4.5. Hence, in the Board's judgment, the subject-matter of Claim 1 involves an inventive step in the sense of Article 56 EPC. Therefore, this claim is allowable.
4.6. Dependent Claim 2, according to which the direct contact of the pin with the bimetallic disk is limited, is likewise allowable.
5. Refund of the appeal fee
5.1. The request for refund of the appeal fee was based on the assertion that although the Appellant had asked for a telephone call or an interview and shown his willingness to adapt the demand for protection in a flexible manner, he was not given any chance to discuss the application in an interview or oral proceedings and that these requests were overlooked. This constituted a procedural violation.
In the replies dated 21 October 1991 and 2 June 1992 the Appellant requested auxiliarily a telephone call or an informal interview, not the appointment of oral proceedings such as provided by Article 116(1) EPC as a matter of right. By exercising objectively its discretion given by Article 96(2) EPC in the present circumstances the Examining Division deemed it unnecessary to continue with the procedure and consequently rightly issued the refusal; cf. decisions T 113/89, T 243/89 and T 300/89.

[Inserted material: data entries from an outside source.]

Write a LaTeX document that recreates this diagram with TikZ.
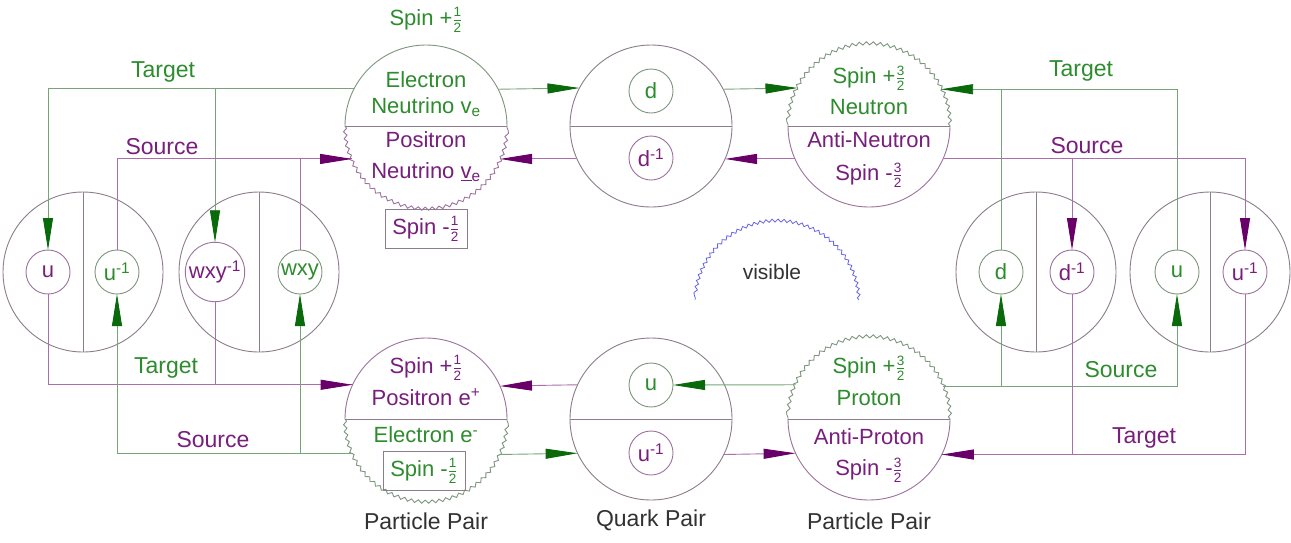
\documentclass[tikz,border=0pt]{standalone}
\usepackage{fontspec}
\setmainfont{Liberation Sans}
\usetikzlibrary{arrows.meta,decorations.pathmorphing}
\definecolor{gtext}{RGB}{45,140,45}
\definecolor{ptext}{RGB}{120,30,125}
\definecolor{garr}{RGB}{10,105,10}
\definecolor{parr}{RGB}{105,0,105}
\definecolor{gline}{RGB}{120,165,120}
\definecolor{pline}{RGB}{170,110,170}
\definecolor{ringg}{RGB}{125,150,125}
\definecolor{ringp}{RGB}{155,115,155}
\definecolor{ringn}{RGB}{140,125,140}
\definecolor{labc}{RGB}{50,50,50}
\definecolor{wavec}{RGB}{100,100,230}
\newcommand{\fr}[2]{${\hbox{\fontsize{13.5}{13.5}\selectfont #1}\above0.6pt\hbox{\fontsize{13.5}{13.5}\selectfont #2}}$}
\tikzset{
  every node/.style={font=\fontsize{22}{26}\selectfont},
  bigc/.style={circle,minimum size=162pt,inner sep=0pt,outer sep=0pt},
  sidec/.style={circle,minimum size=160pt,inner sep=0pt,outer sep=0pt,draw=ringn,line width=0.9pt},
  smallg/.style={circle,draw=ringg,text=gtext,minimum size=44pt,inner sep=1pt,outer sep=0pt,line width=0.9pt},
  smallp/.style={circle,draw=ringp,text=ptext,minimum size=44pt,inner sep=1pt,outer sep=0pt,line width=0.9pt},
  gl/.style={draw=gline,line width=0.9pt},
  pl/.style={draw=pline,line width=0.9pt},
  ga/.style={-{Triangle[length=32pt,width=10pt,color=garr]}},
  pa/.style={-{Triangle[length=32pt,width=10pt,color=parr]}},
  wavy/.style={decorate,decoration={snake,amplitude=1.6pt,segment length=7pt}},
  ring/.style={line width=0.9pt},
  gtx/.style={text=gtext},
  ptx/.style={text=ptext},
  lab/.style={text=labc,font=\fontsize{23}{27}\selectfont},
  spinbox/.style={draw=ringn,line width=0.9pt,minimum width=82pt,minimum height=39pt,inner sep=2pt},
}
\begin{document}
\begin{tikzpicture}[x=1pt,y=1pt]
\fill[white] (0,0) rectangle (1291,-542);
\useasboundingbox (0,0) rectangle (1291,-542);

% big circles
\node[bigc] (PNt) at (426,-126) {};
\node[bigc] (QT) at (651,-126) {};
\node[bigc] (NT) at (869,-126) {};
\node[bigc] (PNb) at (426,-419) {};
\node[bigc] (QB) at (651,-419) {};
\node[bigc] (PR) at (869,-419) {};

% PNt: upper smooth, lower wavy
\draw[ringg,ring] (PNt.0) arc[start angle=0,end angle=180,radius=81pt];
\draw[ringp,ring,wavy] (PNt.180) arc[start angle=180,end angle=360,radius=81pt];
\draw[ringn,ring] (PNt.180) -- (PNt.0);
% QT
\draw[ringn,ring] (QT) circle[radius=81pt];
\draw[ringn,ring] (QT.180) -- (QT.0);
% NT: upper wavy, lower smooth
\draw[ringg,ring,wavy] (NT.0) arc[start angle=0,end angle=180,radius=81pt];
\draw[ringp,ring] (NT.180) arc[start angle=180,end angle=360,radius=81pt];
\draw[ringn,ring] (NT.180) -- (NT.0);
% PNb: upper smooth, lower wavy
\draw[ringp,ring] (PNb.0) arc[start angle=0,end angle=180,radius=81pt];
\draw[ringg,ring,wavy] (PNb.180) arc[start angle=180,end angle=360,radius=81pt];
\draw[ringn,ring] (PNb.180) -- (PNb.0);
% QB
\draw[ringn,ring] (QB) circle[radius=81pt];
\draw[ringn,ring] (QB.180) -- (QB.0);
% PR: upper wavy, lower smooth
\draw[ringg,ring,wavy] (PR.0) arc[start angle=0,end angle=180,radius=81pt];
\draw[ringp,ring] (PR.180) arc[start angle=180,end angle=360,radius=81pt];
\draw[ringn,ring] (PR.180) -- (PR.0);

% side circles
\node[sidec] (L1) at (83,-272) {};
\node[sidec] (L2) at (259,-272) {};
\node[sidec] (R1) at (1036,-272) {};
\node[sidec] (R2) at (1210,-272) {};
\draw[ringn,ring] (L1.90) -- (L1.270);
\draw[ringn,ring] (L2.90) -- (L2.270);
\draw[ringn,ring] (R1.90) -- (R1.270);
\draw[ringn,ring] (R2.90) -- (R2.270);

% small circles
\node[smallp] (ua) at (48,-272) {u};
\node[smallg] (uai) at (117,-272) {u\textsuperscript{-1}};
\node[smallp] (wi) at (215,-272) {wxy\textsuperscript{-1}};
\node[smallg] (w) at (300,-272) {wxy};
\node[smallg] (rd) at (1001,-272) {d};
\node[smallp] (rdi) at (1072,-272) {d\textsuperscript{-1}};
\node[smallg] (ru) at (1177,-272) {u};
\node[smallp] (rui) at (1245,-272) {u\textsuperscript{-1}};
\node[smallg] (qd) at (651,-91) {d};
\node[smallp] (qdi) at (651,-158) {d\textsuperscript{-1}};
\node[smallg] (qu) at (651,-385) {u};
\node[smallp] (qui) at (651,-453) {u\textsuperscript{-1}};

% texts in big circles
\node[gtx] (t1) at (426,-80) {Electron};
\node[gtx] (t2) at (426,-107) {Neutrino v\textsubscript{e}};
\node[ptx] (t3) at (426,-140) {Positron};
\node[ptx] (t4) at (426,-172) {Neutrino \underline{v}\textsubscript{e}};
\node[gtx] (t5) at (869,-78) {Spin +\fr{3}{2}};
\node[gtx] (t6) at (869,-107) {Neutron};
\node[ptx] (t7) at (869,-140) {Anti-Neutron};
\node[ptx] (t8) at (869,-175) {Spin -\fr{3}{2}};
\node[ptx] (t9) at (426,-368) {Spin +\fr{1}{2}};
\node[ptx] (t10) at (426,-397) {Positron e\textsuperscript{+}};
\node[gtx] (t11) at (426,-435) {Electron e\textsuperscript{-}};
\node[gtx,spinbox] (t12) at (424,-471) {Spin -\fr{1}{2}};
\node[gtx] (t13) at (869,-368) {Spin +\fr{3}{2}};
\node[gtx] (t14) at (869,-398) {Proton};
\node[ptx] (t15) at (869,-437) {Anti-Proton};
\node[ptx] (t16) at (869,-470) {Spin -\fr{3}{2}};

% extra spin labels
\node[gtx] (s1) at (426,-20) {Spin +\fr{1}{2}};
\node[ptx,spinbox] (s2) at (426,-229) {Spin -\fr{1}{2}};

% connector labels
\node[gtx,font=\fontsize{23}{27}\selectfont] (lb1) at (163,-72) {Target};
\node[ptx,font=\fontsize{23}{27}\selectfont] (lb2) at (162,-147) {Source};
\node[gtx,font=\fontsize{23}{27}\selectfont] (lb3) at (166,-368) {Target};
\node[ptx,font=\fontsize{23}{27}\selectfont] (lb4) at (213,-440) {Source};
\node[gtx,font=\fontsize{23}{27}\selectfont] (lb5) at (1081,-71) {Target};
\node[ptx,font=\fontsize{23}{27}\selectfont] (lb6) at (1087,-146) {Source};
\node[gtx,font=\fontsize{23}{27}\selectfont] (lb7) at (1121,-370) {Source};
\node[ptx,font=\fontsize{23}{27}\selectfont] (lb8) at (1144,-438) {Target};

% bottom labels
\node[lab] (bl1) at (426,-521) {Particle Pair};
\node[lab] (bl2) at (651,-520) {Quark Pair};
\node[lab] (bl3) at (869,-521) {Particle Pair};

% visible arc
\coordinate (arcc) at (777,-304);
\draw[wavec,line width=0.8pt,decorate,decoration={snake,amplitude=1.5pt,segment length=6pt}] (arcc) ++(3:82pt) arc[start angle=3,end angle=177,radius=82pt];
\node[lab,font=\fontsize{21}{25}\selectfont] (vis) at (772,-272) {visible};

% ---- connectors ----
% top left target (green)
\draw[gl,ga] (PNt.152.8) -| (ua.north);
\draw[gl,ga] (PNt.152.8) -| (wi.north);
% top left source (purple)
\draw[pl] (w.north) |- (PNt.204);
\draw[pl,pa] (uai.north) |- (PNt.204);
% top middle
\draw[gl,ga] (PNt.27.2) -- (QT.152.8);
\draw[gl,ga] (QT.27.2) -- (NT.152.8);
\draw[pl,pa] (QT.204) -- (PNt.336);
\draw[pl,pa] (NT.204) -- (QT.336);
% top right target (green)
\draw[gl] (rd.north) |- (NT.27.2);
\draw[gl,ga] (ru.north) |- (NT.27.2);
% top right source (purple)
\draw[pl,pa] (NT.336) -| (rdi.north);
\draw[pl,pa] (NT.336) -| (rui.north);
% bottom left (purple line, Target label)
\draw[pl] (wi.south) |- (PNb.155.2);
\draw[pl,pa] (ua.south) |- (PNb.155.2);
% bottom left (green line, Source label)
\draw[gl,ga] (PNb.205.6) -| (uai.south);
\draw[gl,ga] (PNb.205.6) -| (w.south);
% bottom middle
\draw[pl,pa] (QB.155.2) -- (PNb.24.8);
\draw[gl,ga] (PR.155.2) -- (qu.east);
\draw[gl,ga] (PNb.334.4) -- (QB.205.6);
\draw[pl,pa] (QB.334.4) -- (PR.205.6);
% bottom right source (green)
\draw[gl,ga] (PR.24.8) -| (rd.south);
\draw[gl,ga] (PR.24.8) -| (ru.south);
% bottom right target (purple)
\draw[pl] (rui.south) |- (PR.334.4);
\draw[pl,pa] (rdi.south) |- (PR.334.4);
\end{tikzpicture}
\end{document}
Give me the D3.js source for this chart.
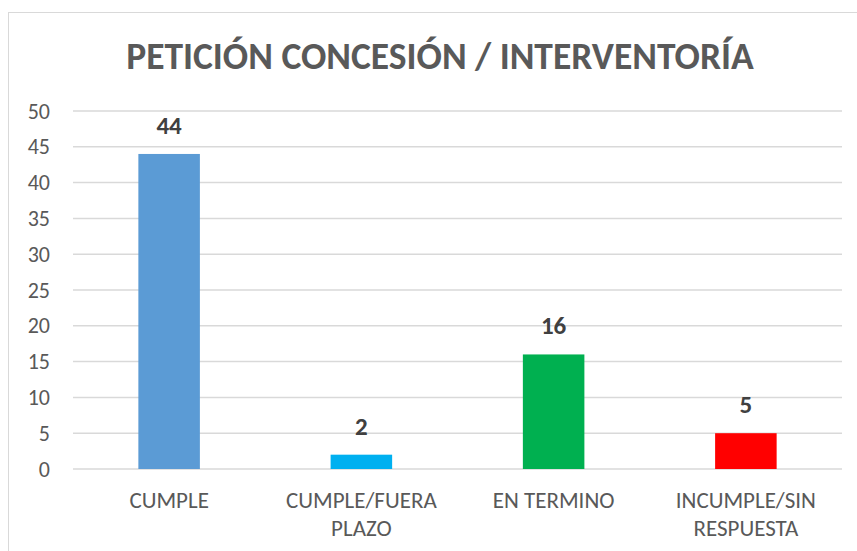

5.2. In view of the above considerations, the Board comes to the conclusion that the proceedings before the Examining Division did not in the present case suffer from a violation of the procedure laid down in accordance with the EPC. Therefore, in the Board's judgment, there is no basis for a refund of the appeal fee under Rule 67 EPC.
For these reasons, it is decided that:
1. The decision under appeal is set aside.
2. The case is remitted to the first instance with the order to grant a patent on the basis of the documents cited in section VII above, using however a uniform spelling of "disk".
3. The request for refund of the appeal fee is refused.